We exercise, we take vitamin C, we stop smoking, decrease our sugar intake, use sunblock every day, we have facials and peel, botox and even surgery.
But does all that really work?
Believe it or not . . . The body is actually "programmed" to die . . . with aging being the outcome of diverse and complex changes in normal biological functions. And as the body ages . . . we find that our DNA becomes damaged, we have a dysfunction of proteins and as I've spoken many times before . . . our communication within cells becomes impaired.
So what is this really all about???
Well . . . yesterday we spoke of "chromosomes". So let's dig a little deeper and see how they affect our aging process.
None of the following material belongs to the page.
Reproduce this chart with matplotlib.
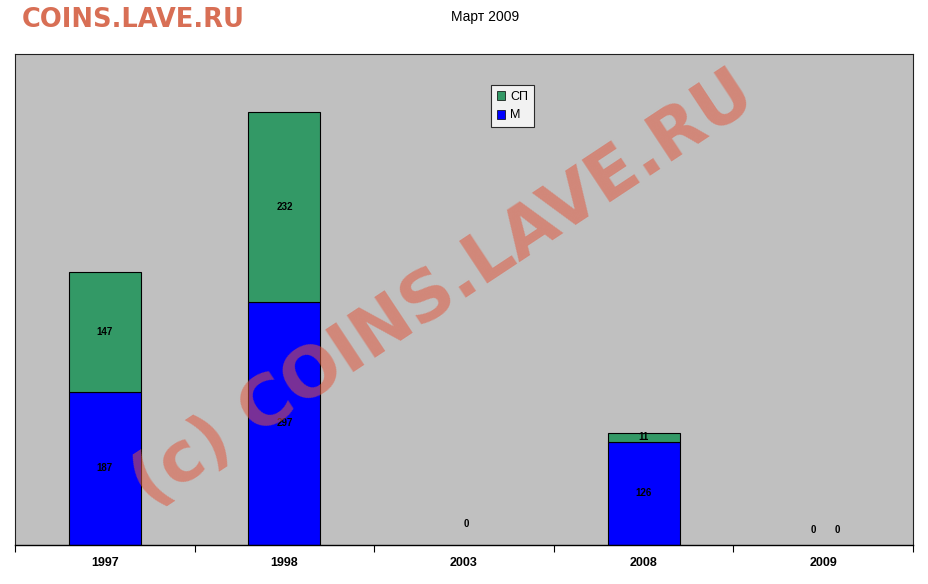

Now . . . there's an element that's called "Telomere". And these "telomeres" are the caps at the end of each strand of DNA that protects our chromosomes . . . it's kind of like the plastic tip at the end of a shoelace, where it protects the end from fraying.
And without this protective cap . . . DNA strands become damaged and our cells can't do their job.
Are you with me so far???
Now, we also spoke about "stress" the other day and chronic stress such as untreated depression, social isolation, long-term unemployment and anxiety attacks accelerates premature aging by shortening DNA "telomeres".
You see . . . "stress" can speed-up the aging process by shortening the length of each DNA strand.
"Telomere" length, shortens as we age and the rate that the telomere shortens may be an indicator of the pace we will grow old. Lifestyle factors such as smoking, alcohol, lack of physical activity, obesity, stress and exposure to pollution can increase the rate of "telomere" shortening, which in turn puts you at a greater risk of illness and age related disease.
Short "telomeres" have also been associated with chronic diseases such as cardiovascular disease, Alzheimer's disease, Parkinson's disease, diabetes, cancer and depression.